Among those asking Hatfield to step down is Dan Thibodeaux, a board member of the Southeast Fire Protection District.
“We don’t need people like that representing a high-profile position in our county,” Thibodeaux said. “Our county is not racist. I personally think the man should resign this position he’s in and get this behind us before further trouble takes place. We don’t need that. We don’t need protesters coming in here tearing up the town over one individual.”
It’s a sentiment echoed by Bullitt County Judge-Executive Melanie Roberts. While her office has no legal authority to remove Hatfield, Roberts said she has told the three fire district board members she appointed to “do the right thing” by encouraging Hatfield to resign.
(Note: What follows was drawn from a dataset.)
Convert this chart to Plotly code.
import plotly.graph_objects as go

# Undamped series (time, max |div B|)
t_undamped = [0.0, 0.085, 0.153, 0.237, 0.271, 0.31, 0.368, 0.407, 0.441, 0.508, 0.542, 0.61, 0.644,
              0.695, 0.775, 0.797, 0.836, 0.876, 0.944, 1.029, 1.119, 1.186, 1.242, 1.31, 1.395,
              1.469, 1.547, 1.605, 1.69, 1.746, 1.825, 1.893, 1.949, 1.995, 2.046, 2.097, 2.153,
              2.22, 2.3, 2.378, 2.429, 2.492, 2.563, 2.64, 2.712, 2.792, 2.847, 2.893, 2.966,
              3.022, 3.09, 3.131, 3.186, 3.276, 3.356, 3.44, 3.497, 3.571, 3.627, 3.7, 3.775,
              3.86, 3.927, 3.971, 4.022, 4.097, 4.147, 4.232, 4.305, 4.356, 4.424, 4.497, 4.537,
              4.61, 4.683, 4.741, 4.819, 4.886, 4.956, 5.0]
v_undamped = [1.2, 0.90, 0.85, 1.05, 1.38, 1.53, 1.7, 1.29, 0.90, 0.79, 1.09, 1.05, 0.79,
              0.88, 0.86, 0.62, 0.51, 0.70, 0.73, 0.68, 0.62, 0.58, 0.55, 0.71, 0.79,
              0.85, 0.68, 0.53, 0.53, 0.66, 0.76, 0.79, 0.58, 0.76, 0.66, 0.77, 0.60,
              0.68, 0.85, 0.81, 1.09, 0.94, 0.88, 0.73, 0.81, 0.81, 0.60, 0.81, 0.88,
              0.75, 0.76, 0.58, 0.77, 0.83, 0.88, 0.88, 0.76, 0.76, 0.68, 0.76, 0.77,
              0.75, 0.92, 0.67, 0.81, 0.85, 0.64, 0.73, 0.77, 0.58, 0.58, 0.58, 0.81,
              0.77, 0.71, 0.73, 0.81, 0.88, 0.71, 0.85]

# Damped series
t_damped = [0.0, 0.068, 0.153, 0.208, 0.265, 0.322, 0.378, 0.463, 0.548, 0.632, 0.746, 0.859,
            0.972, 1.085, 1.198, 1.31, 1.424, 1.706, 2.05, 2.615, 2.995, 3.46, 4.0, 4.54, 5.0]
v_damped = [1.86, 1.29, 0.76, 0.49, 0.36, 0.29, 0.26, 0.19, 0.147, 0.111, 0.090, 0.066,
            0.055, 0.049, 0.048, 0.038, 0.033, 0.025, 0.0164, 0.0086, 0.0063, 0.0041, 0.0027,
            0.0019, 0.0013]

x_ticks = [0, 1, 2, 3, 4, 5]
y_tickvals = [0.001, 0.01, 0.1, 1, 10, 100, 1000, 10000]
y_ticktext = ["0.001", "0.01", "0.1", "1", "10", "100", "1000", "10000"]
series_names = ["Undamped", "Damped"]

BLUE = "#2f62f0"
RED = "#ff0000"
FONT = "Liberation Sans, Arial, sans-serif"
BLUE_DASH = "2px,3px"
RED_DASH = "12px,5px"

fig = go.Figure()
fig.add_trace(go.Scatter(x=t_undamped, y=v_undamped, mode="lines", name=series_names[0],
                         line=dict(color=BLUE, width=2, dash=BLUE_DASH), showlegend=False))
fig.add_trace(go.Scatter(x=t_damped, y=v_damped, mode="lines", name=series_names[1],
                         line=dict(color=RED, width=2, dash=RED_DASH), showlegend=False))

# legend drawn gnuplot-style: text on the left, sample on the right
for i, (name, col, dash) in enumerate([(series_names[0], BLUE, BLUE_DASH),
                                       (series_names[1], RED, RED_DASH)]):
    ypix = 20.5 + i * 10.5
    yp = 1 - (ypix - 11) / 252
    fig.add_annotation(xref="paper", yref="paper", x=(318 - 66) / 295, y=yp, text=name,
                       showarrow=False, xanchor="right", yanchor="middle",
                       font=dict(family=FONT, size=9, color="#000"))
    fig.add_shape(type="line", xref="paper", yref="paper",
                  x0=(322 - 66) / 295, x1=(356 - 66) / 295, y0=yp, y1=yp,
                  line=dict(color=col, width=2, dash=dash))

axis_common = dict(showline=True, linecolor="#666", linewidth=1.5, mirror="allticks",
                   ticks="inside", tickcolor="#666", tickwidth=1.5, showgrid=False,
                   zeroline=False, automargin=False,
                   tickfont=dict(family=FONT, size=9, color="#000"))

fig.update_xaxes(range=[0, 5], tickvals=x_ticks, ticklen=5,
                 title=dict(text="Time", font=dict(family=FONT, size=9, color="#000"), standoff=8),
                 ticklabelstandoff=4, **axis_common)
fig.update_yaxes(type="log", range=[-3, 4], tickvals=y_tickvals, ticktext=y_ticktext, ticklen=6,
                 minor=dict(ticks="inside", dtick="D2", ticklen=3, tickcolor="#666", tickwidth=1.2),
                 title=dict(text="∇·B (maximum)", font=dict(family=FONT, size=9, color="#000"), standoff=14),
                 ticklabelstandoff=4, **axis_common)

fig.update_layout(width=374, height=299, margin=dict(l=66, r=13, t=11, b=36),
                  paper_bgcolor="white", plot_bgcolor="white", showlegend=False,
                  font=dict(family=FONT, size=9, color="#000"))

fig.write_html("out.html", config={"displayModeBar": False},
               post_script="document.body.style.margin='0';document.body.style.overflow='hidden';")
“The feedback my office is getting is [people] being extremely upset and appalled with the extreme insensitivity that was shown and we have responded to each and every email,” Roberts told WDRB.
WDRB has been looking into the Southeast Bullitt Fire Department for nearly a year. It started when volunteer firefighters said they were wrongfully terminated by Hatfield. That led to an investigation by the Kentucky Fire Commission, which found that training records within the department were falsified.
In April, the department was forced to pay back $18,600 in state incentive pay Hatfield had received from 2008 to 2013 after Hatfield admitted to the Kentucky Fire Commission he wasn’t at state-required trainings.
In recent months, residents started questioning how the department is spending their tax dollars. Southeast Bullitt has six firehouses but only five full-time employees. Two of the firehouses sit unused.
The Southeast Bullitt Fire Protection District collects the taxes — about $1 million a year — and turns over basically all of the money to the Southeast Bullitt Fire Department Inc., a nonprofit organization that provides the fire service.
Hatfield is on both sides, as chairman of the fire district and vice chairman of the nonprofit organization. He’s been the registered agent of the nonprofit since the early 1990s, according to Kentucky Secretary of State records.
Yet Hatfield seemed to imply that the public doesn’t have the right to scrutinize how the nonprofit spends the money it receives from fire district taxpayers.
“[It’s] not taxpayer money by the time it gets to us,” Hatfield told WDRB on camera earlier this month.
WDRB requested the nonprofit’s IRS tax returns for 2012 and 2013, but the department said it did not have them, saying those years are “being audited.”
Tax returns WDRB was able to obtain show that the department has been accumulating surpluses.
In 2011, its net assets swelled to $4.6 million. That year, it spent just over $530,000, but received $1.4 million in tax money.
A partial-year 2012 tax form shows the department paid Hatfield more than $38,000, while saying he worked an average of 20 hours a week.
The Kentucky Auditor’s Office tells WDRB it is wrapping up its examination of the department. The auditor’s office took a brief look at Southeast Bullitt Fire last year and suggested the nonprofit organization improve its financial reporting to the district board.